Cognitive load and glucose are directly linked. Baumeister’s research showed that acts of self‑control and decision‑making measurably deplete blood glucose, and that consuming glucose restores cognitive performance.
This doesn’t mean you should drink sugar water before important decisions (though Baumeister’s lab did demonstrate this effect). It means:
Practical Takeaways
- Don’t make important decisions while hungry.
- Complex decisions after exercise may be impaired (glucose depleted).
- A small snack before a decision‑heavy meeting isn’t indulgent – it’s strategic.
- Sleep deprivation impairs glucose regulation, which compounds decision fatigue.
Rethinking Self‑Improvement
Most self‑improvement advice focuses on making individual decisions better.
Research on cognitive load suggests a different optimization target: manage the system that produces decisions, not the decisions themselves.
A well‑rested, glucose‑replenished brain making a decision in a clean environment at 9 am with minimal prior decisions will consistently outperform a depleted brain making the same decision at 4 pm after 200 preceding choices in a chaotic environment — regardless of the individual’s intelligence or expertise.
Strategies to Preserve Decision Capacity
- Eliminate unnecessary decisions.
- Reduce extraneous load (e.g., simplify routines, automate low‑stakes choices).
- Protect your peak hours for high‑impact decisions.

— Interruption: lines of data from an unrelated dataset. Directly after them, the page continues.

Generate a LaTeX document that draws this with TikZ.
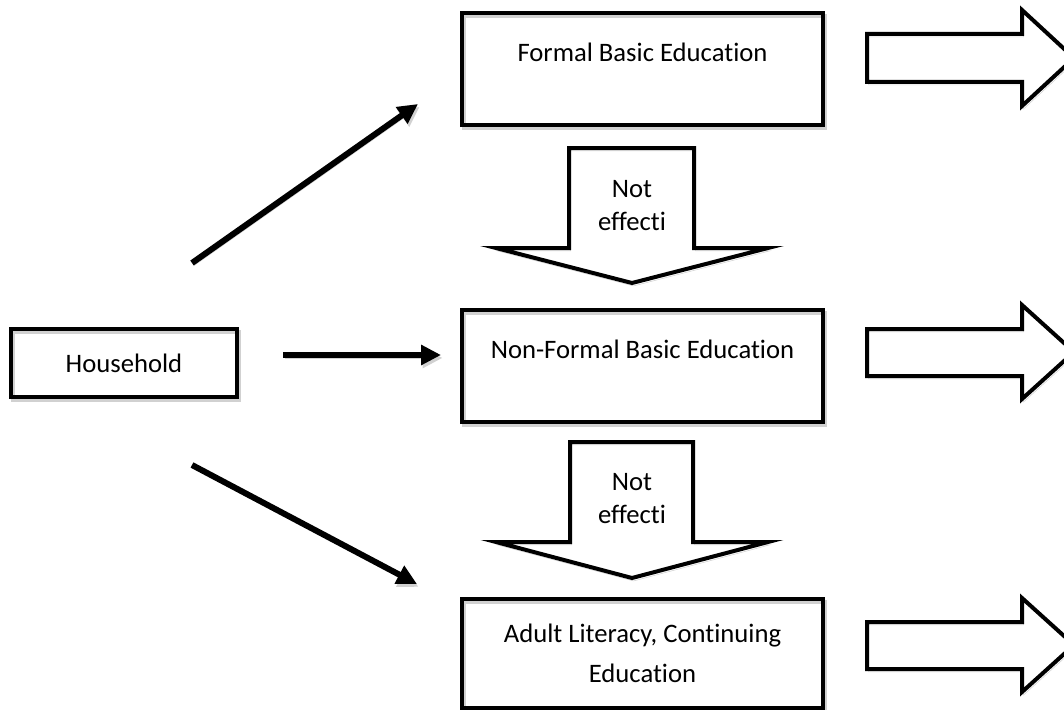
\documentclass[tikz,border=0pt]{standalone}
\usepackage{fontspec}
\setmainfont{Carlito}[Ligatures={NoCommon}]
\usetikzlibrary{arrows.meta}

\tikzset{
  ghost/.style={preaction={draw=black!18, transform canvas={shift={(1.2pt,-2.2pt)}}}},
  box/.style={draw, line width=3pt, ghost, outer sep=0pt, inner sep=0pt,
    minimum width=270.75pt, align=center,
    font=\fontsize{20pt}{30pt}\selectfont},
  toptext/.style={text height=36.5pt, text depth=47.5pt},
  blockarrow/.style={draw, line width=3pt, line join=miter, ghost},
  flow/.style={line width=4.5pt, -{Triangle[length=15pt,width=14.5pt]}, ghost},
  note/.style={align=center, font=\fontsize{20pt}{24.75pt}\selectfont}
}

\begin{document}
\begin{tikzpicture}[x=0.75pt, y=-0.75pt]
  \useasboundingbox (0,0) rectangle (1064,710);

  % the three kinds of education
  \node[box, toptext, anchor=north] (formal) at (642.5,13) {Formal Basic Education};
  \node[box, toptext, anchor=north] (nonformal) at (642.5,310) {Non-Formal Basic Education};
  \node[box, anchor=north, minimum height=81.75pt] (adult) at (642.5,599)
    {Adult Literacy, Continuing\\ Education};
  \node[box, minimum width=169.5pt, minimum height=51pt] (household) at (124,363) {Household};

  % outputs on the right
  \draw[blockarrow] (867,34) -- (1022,34) -- (1022,10) -- (1074,58)
    -- (1022,106) -- (1022,82) -- (867,82) -- cycle;
  \draw[blockarrow] (867,329) -- (1022,329) -- (1022,305) -- (1074,352)
    -- (1022,399) -- (1022,376) -- (867,376) -- cycle;
  \draw[blockarrow] (867,622) -- (1022,622) -- (1022,598) -- (1074,645)
    -- (1022,692) -- (1022,669) -- (867,669) -- cycle;

  % fall-through arrows
  \draw[blockarrow] (569,148) -- (694,148) -- (694,248) -- (768,248)
    -- (632,283) -- (496,248) -- (569,248) -- cycle;
  \draw[blockarrow] (570,442) -- (693,442) -- (693,542) -- (768,542)
    -- (632,578) -- (496,542) -- (570,542) -- cycle;
  \node[note] (fail1) at (632,206) {Not\\ effecti};
  \node[note] (fail2) at (632,499) {Not\\ effecti};

  % household choices
  \coordinate (upfrom) at (192,263);
  \coordinate (upto) at (418,104);
  \coordinate (midfrom) at (283,355);
  \coordinate (midto) at (441,355);
  \coordinate (downfrom) at (192,465);
  \coordinate (downto) at (417,584);
  \draw[flow] (upfrom) -- (upto);
  \draw[flow] (midfrom) -- (midto);
  \draw[flow] (downfrom) -- (downto);
\end{tikzpicture}
\end{document}
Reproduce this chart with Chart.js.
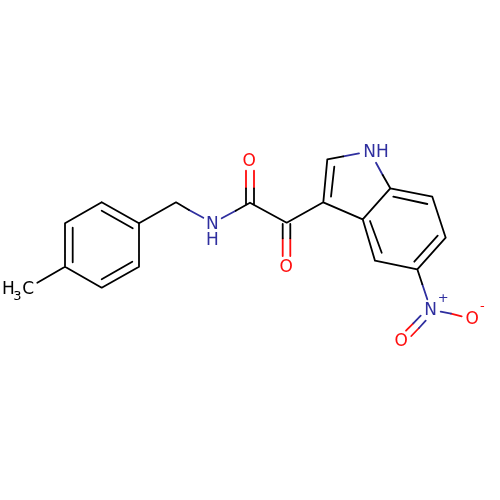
<!DOCTYPE html>
<html>
<head>
<meta charset="utf-8">
<script src="https://cdn.jsdelivr.net/npm/chart.js@4"></script>
<style>
html, body { margin: 0; padding: 0; background: #fff; }
canvas { display: block; }
</style>
</head>
<body>
<canvas id="mol" width="500" height="500"></canvas>
<script>
// bond paths, null breaks the line
var blackX = [101.7, 139, 139, 101.7, 65, 65, 101.7, null,
	101.7, 132.7, null, 72.7, 72.7, null, 101.7, 132.3, null,
	65, 37.3, null,
	139, 176, 189, null,
	235.7, 250, 286.7, 323.3, 327.3, 343.3, null,
	246, 246, null, 254, 254, null,
	282.7, 282.7, null, 290.3, 290.3, null,
	331, 334.3, null,
	323.3, 362.7, 390.3, 432.3, 445.7, 417.3, 375, 362.7, null,
	382.7, 390.3, null,
	393.3, 427.3, null, 370, 381.7, null, 414.3, 437.7, null,
	417.3, 422.3];
var blackY = [202.3, 223.3, 266.7, 287.7, 266.7, 223.3, 202.3, null,
	210.7, 228.3, null, 227.7, 262.3, null, 279.3, 261.7, null,
	266.7, 282.7, null,
	223.3, 202.3, 210, null,
	210.7, 202.7, 222.7, 202.3, 159.3, 156.3, null,
	205, 188.3, null, 205, 188.3, null,
	224, 238.3, null, 224, 238.3, null,
	196.7, 166.7, null,
	202.3, 219.3, 188.3, 196.7, 237.7, 269.3, 260.7, 219.3, null,
	175, 188.3, null,
	196.7, 204, null, 221, 252.7, null, 261.7, 235.7, null,
	269.3, 284.3];
var blueX = [189, 203.3, null, 221.7, 235.7, null, 343.3, 359, null, 376, 382.7, null,
	422.3, 427.3, null, 440.7, 451, null, 420.7, 413.3, null, 425.7, 419];
var blueY = [210, 217.7, null, 218.3, 210.7, null, 156.3, 153.3, null, 162.7, 175, null,
	284.3, 299.3, null, 311.7, 313.7, null, 315.7, 323.3, null, 320.7, 328];
var redX = [246, 246, null, 254, 254, null, 282.7, 282.7, null, 290.3, 290.3, null,
	451, 461.7, null, 413.3, 406, null, 419, 411.3];
var redY = [188.3, 170.7, null, 188.3, 170.7, null, 238.3, 256, null, 238.3, 256, null,
	313.7, 316.3, null, 323.3, 330.7, null, 328, 336];

// atom labels
var labelText = ["H", "3", "C", "N", "H", "O", "O", "NH", "N", "+", "O", "-", "O"];
var labelX = [8.3, 17.3, 28.3, 212.3, 212.3, 249.3, 286.3, 376, 430.7, 443.3, 472.3, 482.3, 401.3];
var labelY = [289.3, 296.7, 289.3, 225, 241, 161.7, 267.3, 152.3, 311, 298.3, 319.3, 306.7, 342];
var labelColor = ["#000", "#000", "#000", "#2f2f9f", "#2f2f9f", "#ff0d0d", "#ff0d0d", "#2f2f9f", "#2f2f9f", "#2f2f9f", "#ff0d0d", "#ff0d0d", "#ff0d0d"];
var labelSize = [17, 13, 17, 17, 17, 17, 17, 17, 17, 13, 17, 13, 17];

function points(xs, ys) {
	return xs.map(function (x, i) { return { x: x, y: ys[i] }; });
}

function bondSet(xs, ys, color) {
	return {
		data: points(xs, ys),
		showLine: true,
		spanGaps: false,
		borderColor: color,
		borderWidth: 1.8,
		borderCapStyle: "round",
		borderJoinStyle: "round",
		pointRadius: 0,
		tension: 0
	};
}

var atomLabels = {
	id: "atomLabels",
	afterDatasetsDraw: function (chart) {
		var ctx = chart.ctx;
		ctx.save();
		ctx.textAlign = "center";
		ctx.textBaseline = "middle";
		labelText.forEach(function (t, i) {
			ctx.font = labelSize[i] + 'px "DejaVu Sans"';
			ctx.fillStyle = labelColor[i];
			ctx.fillText(t, chart.scales.x.getPixelForValue(labelX[i]), chart.scales.y.getPixelForValue(labelY[i]));
		});
		ctx.restore();
	}
};

new Chart(document.getElementById("mol"), {
	type: "scatter",
	data: {
		datasets: [
			bondSet(blackX, blackY, "#000"),
			bondSet(blueX, blueY, "#2f2f9f"),
			bondSet(redX, redY, "#ff0d0d")
		]
	},
	options: {
		responsive: false,
		animation: false,
		devicePixelRatio: 1,
		layout: { padding: 0 },
		plugins: { legend: { display: false }, tooltip: { enabled: false } },
		scales: {
			x: { type: "linear", min: 0, max: 500, display: false },
			y: { type: "linear", min: 0, max: 500, reverse: true, display: false }
		}
	},
	plugins: [atomLabels]
});
</script>
</body>
</html>
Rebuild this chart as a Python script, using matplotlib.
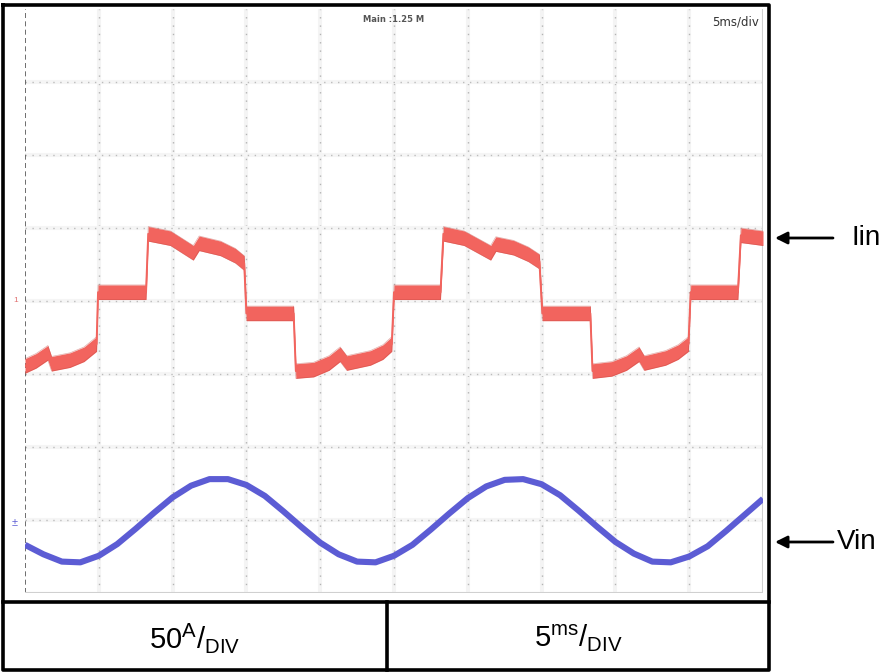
import numpy as np
import matplotlib

matplotlib.use("Agg")
import matplotlib.pyplot as plt

plt.rcParams["font.family"] = ["Liberation Sans", "DejaVu Sans"]
plt.rcParams["mathtext.fontset"] = "custom"
plt.rcParams["mathtext.rm"] = "Liberation Sans"

# scope screen: 10 x 8 divisions, values in divisions
iin_t = [0.00, 0.15, 0.31, 0.36, 0.61, 0.80, 0.97,
         0.99, 1.64,
         1.67, 1.97, 2.28, 2.36, 2.65, 2.85, 2.97,
         3.00, 3.64,
         3.67, 3.91, 4.12, 4.27, 4.36, 4.68, 4.85, 4.97,
         5.00, 5.63,
         5.67, 5.95, 6.31, 6.38, 6.62, 6.82, 6.97,
         7.01, 7.66,
         7.69, 7.95, 8.15, 8.32, 8.39, 8.68, 8.85, 8.99,
         9.02, 9.66,
         9.70, 10.0]
iin_v = [3.11, 3.18, 3.29, 3.14, 3.19, 3.27, 3.41,
         4.12, 4.12,
         4.92, 4.86, 4.66, 4.79, 4.72, 4.62, 4.52,
         3.83, 3.83,
         3.04, 3.06, 3.15, 3.27, 3.15, 3.22, 3.30, 3.41,
         4.12, 4.12,
         4.92, 4.86, 4.66, 4.78, 4.73, 4.64, 4.54,
         3.83, 3.83,
         3.04, 3.07, 3.15, 3.27, 3.15, 3.22, 3.30, 3.41,
         4.12, 4.12,
         4.90, 4.86]
iin_band = 0.1

vin_t = np.arange(41) * 0.25
vin_v = [0.66, 0.53, 0.43, 0.42, 0.51, 0.67, 0.88, 1.10, 1.31, 1.47,
         1.56, 1.56, 1.48, 1.33, 1.12, 0.90, 0.69, 0.53, 0.43, 0.42,
         0.51, 0.66, 0.87, 1.09, 1.30, 1.46, 1.55, 1.56, 1.49, 1.34,
         1.13, 0.91, 0.70, 0.54, 0.43, 0.42, 0.50, 0.64, 0.85, 1.07,
         1.29]

iin_ref = 4.0
vin_ref = 0.96

fig = plt.figure(figsize=(8.96, 6.72), dpi=100)

# frame / table overlay in pixel coordinates
frame = fig.add_axes([0, 0, 1, 1])
frame.set_xlim(0, 896)
frame.set_ylim(672, 0)
frame.axis("off")
lw_box = 2.6
frame.plot([3, 769, 769, 3, 3], [5, 5, 670, 670, 5], color="black", lw=lw_box)
frame.plot([3, 769], [602, 602], color="black", lw=lw_box)
frame.plot([387, 387], [602, 670], color="black", lw=lw_box)
frame.text(195, 638, r"$\mathregular{50^{A}/_{DIV}}$", fontsize=21,
           ha="center", va="center")
frame.text(578, 638, r"$\mathregular{5^{ms}/_{DIV}}$", fontsize=21,
           ha="center", va="center")
for y, label, xt in [(238, "Iin", 852), (542, "Vin", 837)]:
    frame.annotate("", xy=(775, y), xytext=(833, y),
                   arrowprops=dict(arrowstyle="-|>", color="black", lw=2,
                                   mutation_scale=18, shrinkA=0, shrinkB=0))
    frame.text(xt, y, label, fontsize=20, ha="left", va="center")

# scope axes
ax = fig.add_axes([25 / 896, (672 - 593) / 672, 738 / 896, 584 / 672])
ax.set_xlim(0, 10)
ax.set_ylim(0, 8)
ax.set_facecolor("white")
for s in ax.spines.values():
    s.set_visible(False)
ax.set_xticks([])
ax.set_yticks([])

for x in range(1, 10):
    ax.axvline(x, color="#f4f4f4", lw=3, zorder=1)
    ax.axvline(x, color="#b4b4b4", lw=1.0, linestyle=(0, (1, 5)), zorder=1)
for y in range(1, 8):
    ax.axhline(y, color="#f5f5f5", lw=3, zorder=1)
    ax.axhline(y, color="#bcbcbc", lw=1.0, linestyle=(0, (1, 4)), zorder=1)
ax.axvline(0, color="#555555", lw=1.2, linestyle=(0, (3, 2)), zorder=2)
ax.axvline(10, color="#d0d0d0", lw=1.5, zorder=2)
ax.axhline(0, color="#d0d0d0", lw=1.5, zorder=2)

# Iin trace
t = np.array(iin_t)
v = np.array(iin_v)
ax.fill_between(t, v - iin_band, v + iin_band, color="#f2645e", lw=0, zorder=3)
ax.plot(t, v - iin_band, color="#c04a44", lw=0.5, alpha=0.45, zorder=4)
ax.plot(t, v + iin_band, color="#c04a44", lw=0.5, alpha=0.45, zorder=4)
ax.plot(t, v, color="#f2645e", lw=1.4, zorder=4)

# Vin trace
ax.plot(vin_t, vin_v, color="#5c5cd4", lw=4.4, solid_capstyle="butt",
        solid_joinstyle="round", zorder=5)

# channel markers
ax.text(-0.1, iin_ref, "1", color="#e07070", fontsize=6, ha="right",
        va="center", clip_on=False)
ax.text(-0.1, vin_ref, "\u00b1", color="#5c5cd4", fontsize=8, ha="right",
        va="center", clip_on=False)

ax.text(0.50, 0.982, "Main :1.25 M", transform=ax.transAxes, fontsize=6,
        color="#555555", ha="center", va="center", fontweight="bold",
        family="DejaVu Sans")
ax.text(0.995, 0.977, "5ms/div", transform=ax.transAxes, fontsize=8.5,
        color="#333333", ha="right", va="center",
        family=["Liberation Sans Narrow", "DejaVu Sans"])

fig.savefig("out.png", dpi=100)
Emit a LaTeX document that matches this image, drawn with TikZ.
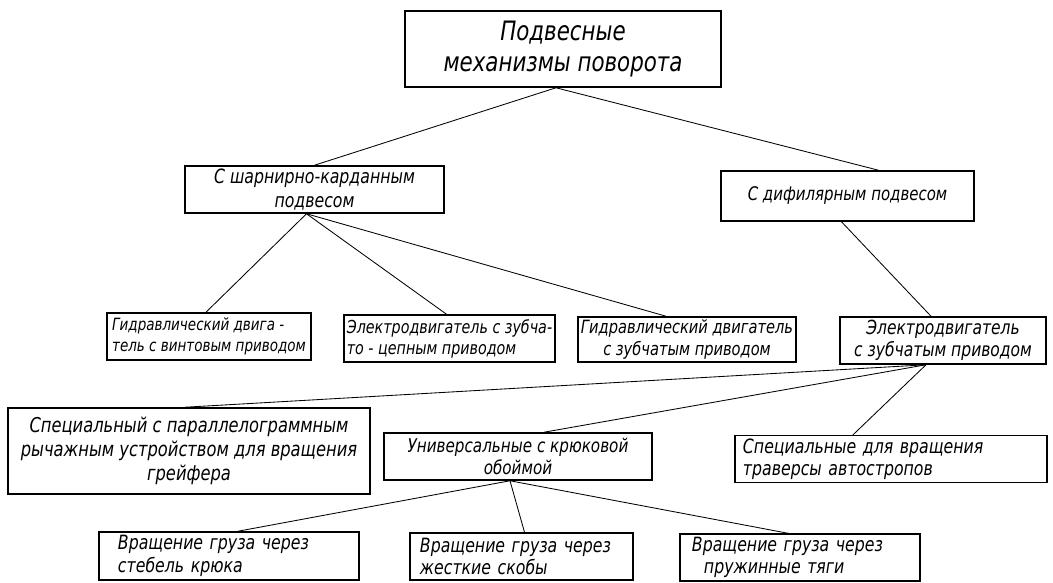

- Reset with breaks to restore glucose and mental clarity.
The judges in the Israeli study weren’t bad judges. They were depleted judges making decisions in a system that didn’t account for cognitive load. Don’t build the same system for your own life.
Treat Your Decision Budget Like a Financial Budget
- Spend it intentionally.
- Invest it where the returns are highest.
- Never, ever let it run to zero before the important decisions arrive.